Surrounded by nature and filled with towering evergreens, Broadmoor is a special neighborhood in Seattle. With elegant, well-kept homes bordered by the Madison Park neighborhood as well as the Washington Park Arboretum, Broadmoor is built around one of Seattle’s most acclaimed golf courses, yet is very close to downtown.
The shore of Lake Washington is just a short walk away, and Bellevue and Redmond, cities filled with tech industry giants including Microsoft, are just a 15-minute drive across the Evergreen Point Bridge. For security’s sake, both the front and back entrances to the community are manned by guards.

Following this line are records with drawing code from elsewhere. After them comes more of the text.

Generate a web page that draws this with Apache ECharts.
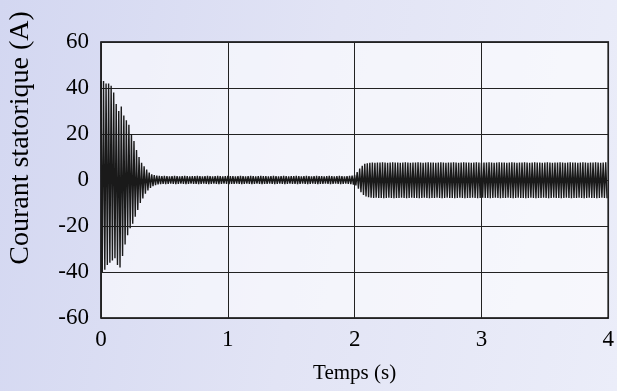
<!DOCTYPE html>
<html>
<head>
<meta charset="utf-8">
<script src="https://cdn.jsdelivr.net/npm/echarts@6/dist/echarts.min.js"></script>
<style>
html,body{margin:0;padding:0;}
body{width:617px;height:391px;background:linear-gradient(100deg,#d3d7f1 0%,#e2e4f5 50%,#ebedf9 100%);}
#chart{width:617px;height:391px;}
</style>
</head>
<body>
<div id="chart"></div>
<script>
// Sampling of the plotted peaks: one positive peak and one negative peak per 50 Hz cycle
var cycleStep = 0.02; // s
var xTicks = [0, 1, 2, 3, 4];
var yTicks = [-60, -40, -20, 0, 20, 40, 60];

// positive peaks (A), one per cycle
var peakHigh = [
  43,43,42,42,41,38,33,30,32,28,
  26,24,20,17,13,10,7.5,6,4.5,3.2,
  2.5,2.1,1.9,1.8,1.7,1.8,1.7,1.6,1.7,1.8,
  1.7,1.6,1.7,1.8,1.7,1.6,1.7,1.7,1.8,1.7,
  1.6,1.7,1.8,1.7,1.6,1.7,1.8,1.7,1.6,1.7,
  1.8,1.7,1.7,1.6,1.7,1.8,1.7,1.6,1.7,1.8,
  1.7,1.6,1.7,1.8,1.7,1.7,1.6,1.7,1.8,1.7,
  1.6,1.7,1.8,1.7,1.6,1.7,1.7,1.8,1.7,1.6,
  1.7,1.8,1.7,1.6,1.7,1.8,1.7,1.7,1.6,1.7,
  1.8,1.7,1.6,1.7,1.8,1.7,1.6,1.7,1.8,1.9,
  2.2,3.5,5,6.2,7,7.3,7.5,7.6,7.5,7.6,
  7.6,7.7,7.6,7.5,7.6,7.7,7.6,7.6,7.5,7.6,
  7.7,7.6,7.5,7.6,7.6,7.7,7.6,7.5,7.6,7.7,
  7.6,7.6,7.5,7.6,7.7,7.6,7.5,7.6,7.6,7.7,
  7.6,7.5,7.6,7.7,7.6,7.6,7.5,7.6,7.7,7.6,
  7.5,7.6,7.6,7.7,7.6,7.5,7.6,7.7,7.6,7.6,
  7.5,7.6,7.7,7.6,7.5,7.6,7.6,7.7,7.6,7.5,
  7.6,7.7,7.6,7.6,7.5,7.6,7.7,7.6,7.5,7.6,
  7.6,7.7,7.6,7.5,7.6,7.7,7.6,7.6,7.5,7.6,
  7.7,7.6,7.5,7.6,7.6,7.7,7.6,7.5,7.6,7.7
];
// negative peaks (A), half a cycle after each positive peak
var peakLow = [
  -40,-39,-37,-36,-35,-34,-37,-38,-33,-28,
  -24,-21,-19,-16,-13,-10,-8,-6,-4.5,-3.5,
  -2.7,-2.2,-1.9,-1.8,-1.7,-1.8,-1.7,-1.6,-1.7,-1.8,
  -1.7,-1.6,-1.7,-1.8,-1.7,-1.6,-1.7,-1.7,-1.8,-1.7,
  -1.6,-1.7,-1.8,-1.7,-1.6,-1.7,-1.8,-1.7,-1.6,-1.7,
  -1.8,-1.7,-1.7,-1.6,-1.7,-1.8,-1.7,-1.6,-1.7,-1.8,
  -1.7,-1.6,-1.7,-1.8,-1.7,-1.7,-1.6,-1.7,-1.8,-1.7,
  -1.6,-1.7,-1.8,-1.7,-1.6,-1.7,-1.7,-1.8,-1.7,-1.6,
  -1.7,-1.8,-1.7,-1.6,-1.7,-1.8,-1.7,-1.7,-1.6,-1.7,
  -1.8,-1.7,-1.6,-1.7,-1.8,-1.7,-1.6,-1.7,-1.8,-2.0,
  -2.4,-3.8,-5.3,-6.5,-7.2,-7.5,-7.7,-7.8,-7.7,-7.8,
  -7.8,-7.9,-7.8,-7.7,-7.8,-7.9,-7.8,-7.8,-7.7,-7.8,
  -7.9,-7.8,-7.7,-7.8,-7.8,-7.9,-7.8,-7.7,-7.8,-7.9,
  -7.8,-7.8,-7.7,-7.8,-7.9,-7.8,-7.7,-7.8,-7.8,-7.9,
  -7.8,-7.7,-7.8,-7.9,-7.8,-7.8,-7.7,-7.8,-7.9,-7.8,
  -7.7,-7.8,-7.8,-7.9,-7.8,-7.7,-7.8,-7.9,-7.8,-7.8,
  -7.7,-7.8,-7.9,-7.8,-7.7,-7.8,-7.8,-7.9,-7.8,-7.7,
  -7.8,-7.9,-7.8,-7.8,-7.7,-7.8,-7.9,-7.8,-7.7,-7.8,
  -7.8,-7.9,-7.8,-7.7,-7.8,-7.9,-7.8,-7.8,-7.7,-7.8,
  -7.9,-7.8,-7.7,-7.8,-7.8,-7.9,-7.8,-7.7,-7.8,-7.9
];

var seriesData = [];
for (var k = 0; k < peakHigh.length; k++) {
  var t = +(k * cycleStep).toFixed(4);
  seriesData.push([t, peakHigh[k]]);
  seriesData.push([+(t + cycleStep / 2).toFixed(4), peakLow[k]]);
}

var FONT = 'Liberation Serif';
var chart = echarts.init(document.getElementById('chart'), null, {renderer: 'canvas'});
chart.setOption({
  animation: false,
  backgroundColor: 'transparent',
  grid: {
    left: 101, right: 8, top: 42, bottom: 73,
    show: true,
    backgroundColor: 'rgba(255,255,255,0.6)',
    borderColor: '#000', borderWidth: 1.6
  },
  xAxis: {
    type: 'value', min: xTicks[0], max: xTicks[xTicks.length - 1], interval: 1,
    axisLine: {show: false},
    axisTick: {show: false},
    splitLine: {show: true, lineStyle: {color: '#222', width: 1}},
    axisLabel: {fontFamily: FONT, fontSize: 23, color: '#000', margin: 10},
    name: 'Temps (s)', nameLocation: 'middle', nameGap: 45,
    nameTextStyle: {fontFamily: FONT, fontSize: 21, color: '#000'}
  },
  yAxis: {
    type: 'value', min: yTicks[0], max: yTicks[yTicks.length - 1], interval: 20,
    axisLine: {show: false},
    axisTick: {show: false},
    splitLine: {show: true, lineStyle: {color: '#222', width: 1}},
    axisLabel: {fontFamily: FONT, fontSize: 23, color: '#000', margin: 12}
  },
  graphic: [{
    type: 'text', x: 21, y: 138, rotation: Math.PI / 2,
    style: {text: 'Courant statorique (A)', fontFamily: FONT, fontSize: 28, fill: '#000',
      textAlign: 'center', textVerticalAlign: 'middle'}
  }],
  series: [{
    type: 'line', data: seriesData, showSymbol: false, sampling: null,
    lineStyle: {color: '#1a1a1a', width: 1.4}, z: 3
  }]
});
</script>
</body>
</html>
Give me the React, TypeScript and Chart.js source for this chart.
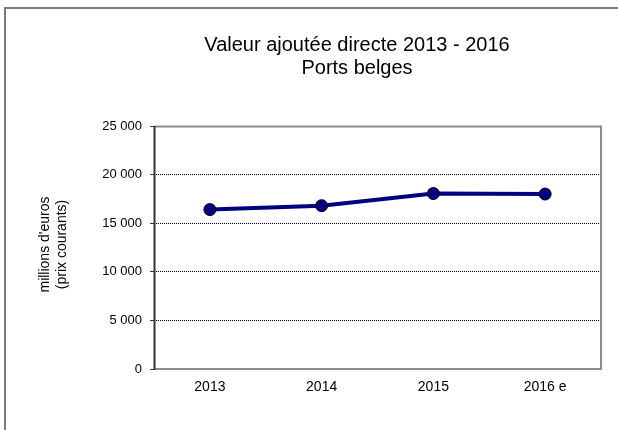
import React, { useEffect, useRef } from "react";
import { Chart, registerables } from "chart.js";

Chart.register(...registerables);

const categories = ["2013", "2014", "2015", "2016 e"];
const values = [16400, 16800, 18050, 18000];
const yTicks = [0, 5000, 10000, 15000, 20000, 25000];
const titleLines = ["Valeur ajoutée directe 2013 - 2016", "Ports belges"];
const yTitleLines = ["millions d'euros", "(prix courants)"];

const FONT = "'Liberation Sans', Arial, sans-serif";

function fmt(v: number): string {
  return String(v).replace(/\B(?=(\d{3})+(?!\d))/g, " ");
}

const framePlugin = {
  id: "frame",
  beforeDraw(chart: any) {
    const { ctx, width, height } = chart;
    ctx.save();
    ctx.fillStyle = "#fff";
    ctx.fillRect(0, 0, width, height);
    ctx.strokeStyle = "#7a7a7a";
    ctx.lineWidth = 2;
    ctx.beginPath();
    ctx.moveTo(5, height + 5);
    ctx.lineTo(5, 8);
    ctx.lineTo(width + 5, 8);
    ctx.stroke();
    ctx.restore();
  },
  beforeDatasetsDraw(chart: any) {
    const { ctx, chartArea } = chart;
    const { left, top, right, bottom } = chartArea;
    ctx.save();
    ctx.strokeStyle = "#8c8c8c";
    ctx.lineWidth = 2;
    ctx.beginPath();
    ctx.moveTo(left, top + 0.5);
    ctx.lineTo(right, top + 0.5);
    ctx.lineTo(right, bottom);
    ctx.lineTo(left, bottom);
    ctx.stroke();
    ctx.strokeStyle = "#333";
    ctx.beginPath();
    ctx.moveTo(left + 0.5, top);
    ctx.lineTo(left + 0.5, bottom + 1);
    ctx.stroke();
    ctx.restore();
  },
  afterDraw(chart: any) {
    const { ctx } = chart;
    ctx.save();
    ctx.fillStyle = "#000";
    ctx.textAlign = "center";
    ctx.textBaseline = "middle";
    ctx.font = `20px ${FONT}`;
    ctx.fillText(titleLines[0], 357, 45);
    ctx.fillText(titleLines[1], 357, 68);
    ctx.font = `14px ${FONT}`;
    const cy = (chart.chartArea.top + chart.chartArea.bottom) / 2 - 3;
    [45, 62].forEach((x, i) => {
      ctx.save();
      ctx.translate(x, cy);
      ctx.rotate(-Math.PI / 2);
      ctx.fillText(yTitleLines[i], 0, 0);
      ctx.restore();
    });
    ctx.restore();
  },
};

export default function App() {
  const ref = useRef<HTMLCanvasElement | null>(null);
  useEffect(() => {
    document.body.style.margin = "0";
    const canvas = ref.current!;
    const chart = new Chart(canvas, {
      type: "line",
      data: {
        labels: categories,
        datasets: [
          {
            data: values,
            borderColor: "#000080",
            borderWidth: 4,
            pointRadius: 6,
            pointHoverRadius: 6,
            pointBackgroundColor: "#000080",
            pointBorderColor: "#000",
            pointBorderWidth: 1,
            tension: 0,
          },
        ],
      },
      options: {
        animation: false,
        responsive: false,
        maintainAspectRatio: false,
        layout: { padding: { left: 0, top: 126, right: 17, bottom: 0 } },
        plugins: { legend: { display: false }, title: { display: false }, tooltip: { enabled: false } },
        scales: {
          x: {
            offset: true,
            grid: { display: false, drawTicks: false },
            border: { display: false },
            ticks: { color: "#000", font: { family: FONT, size: 14 }, padding: 10, maxRotation: 0 },
            afterFit: (s: any) => {
              s.height = 61;
            },
          },
          y: {
            min: 0,
            max: 25000,
            afterBuildTicks: (s: any) => {
              s.ticks = yTicks.map((v) => ({ value: v }));
            },
            grid: {
              color: (c: any) =>
                c.tick && (c.tick.value === 0 || c.tick.value === 25000) ? "rgba(0,0,0,0)" : "#000",
              lineWidth: 1,
              tickLength: 4,
              tickColor: "#333",
              tickBorderDash: [],
              tickWidth: 1,
            },
            border: { display: false, dash: [1, 1] },
            ticks: {
              color: "#000",
              font: { family: FONT, size: 13 },
              padding: 8,
              callback: (v: any) => fmt(Number(v)),
            },
            afterFit: (s: any) => {
              s.width = 154;
            },
          },
        },
      },
      plugins: [framePlugin],
    });
    return () => chart.destroy();
  }, []);
  return (
    <div style={{ width: 618, height: 430 }}>
      <canvas ref={ref} width={618} height={430} style={{ display: "block" }} />
    </div>
  );
}
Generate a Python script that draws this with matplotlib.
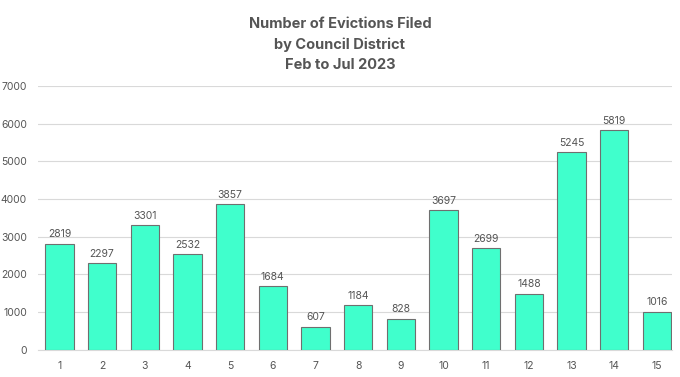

In 1924, the Puget Mill Company dedicated 200 acres of old growth timber and rolling fields for the creation of a residential community amid an 18-hole golf course, which came to be known as Broadmoor. Today, the Broadmoor Golf Club is well known on the PGA Tour, and the Broadmoor enclave is home to some of Seattle’s largest estates and mansions, many of which sit right on the manicured fairways.
One of the earliest houses to be built in the neighborhood was for Edward and Josephine Nordhoff, who founded the Seattle-based department store The Bon Marché in 1890. The Nordhoffs invested their entire savings into merchandise for the store during its early years, while Josephine stocked shelves, kept the books, and cleaned the store; she later learned the Chinook language to wait on Native American customers. The Bon was a Seattle institution, with branches all across the northwest. The chain was purchased in 1989 by Federated Department Stores and by 2005 all the stores had been rebranded as Macy’s.
Getting back to the Nordhoffs, by 1927, the couple were rich, and they hired Spokane architect Kirtland Cutter to design a house for them in the fashionable Tudor style. Probably best known for designing Seattle’s Rainier Club, a snooty private social club in the heart of the financial district, Cutter also designed the Seattle Golf and Country Club and the Carnegie Camp North Point, the Adirondacks summer home of Lucy Carnegie.
Nearly 100 years later, the Nordhoff house was suffering a bit when tech mogul Kabir Shahani and wife Noreen purchased the property in 2013 for $1.775 million. They then hired architect Margaret Menter to update the house. Menter maintained the home’s historic details while incorporating gorgeous modern finishes. Nearly every inch was touched, every brick matched, and every detail meticulously crafted.
Newly listed by Shawn Filer and Eric Akines of Compass at $6.85 million, Nordhoff-Shahani Tudor may well be the best house in Broadmoor. In all, there are 5,972 square feet of space, with four bedrooms plus an office, and three and a half bathrooms. Stunning original glass, ironwork, and gold leaf trim complement a living room anchored by a delicately carved stone fireplace and an up-to-date eat-in kitchen filled with Calacatta marble. The office, with golf course views, sports hand-selected hardware from Paris in its custom cabinetry. And of course, there’s a media room with wet bar.
The overbuilt foundation walls cool the 3,000-bottle wine cellar, which includes a table and chairs for intimate dinners, and the house also boasts a guest apartment, for tiresome in-laws or rambunctious teens. The house sits on a double lot that borders the golf course, which makes one of the property’s more unique features also one of its most desirable: an approved safety net to protect the original glass windows and yard from rogue golf balls.
The Nordhoff’s old house is now all dressed up and ready for its next 100 years.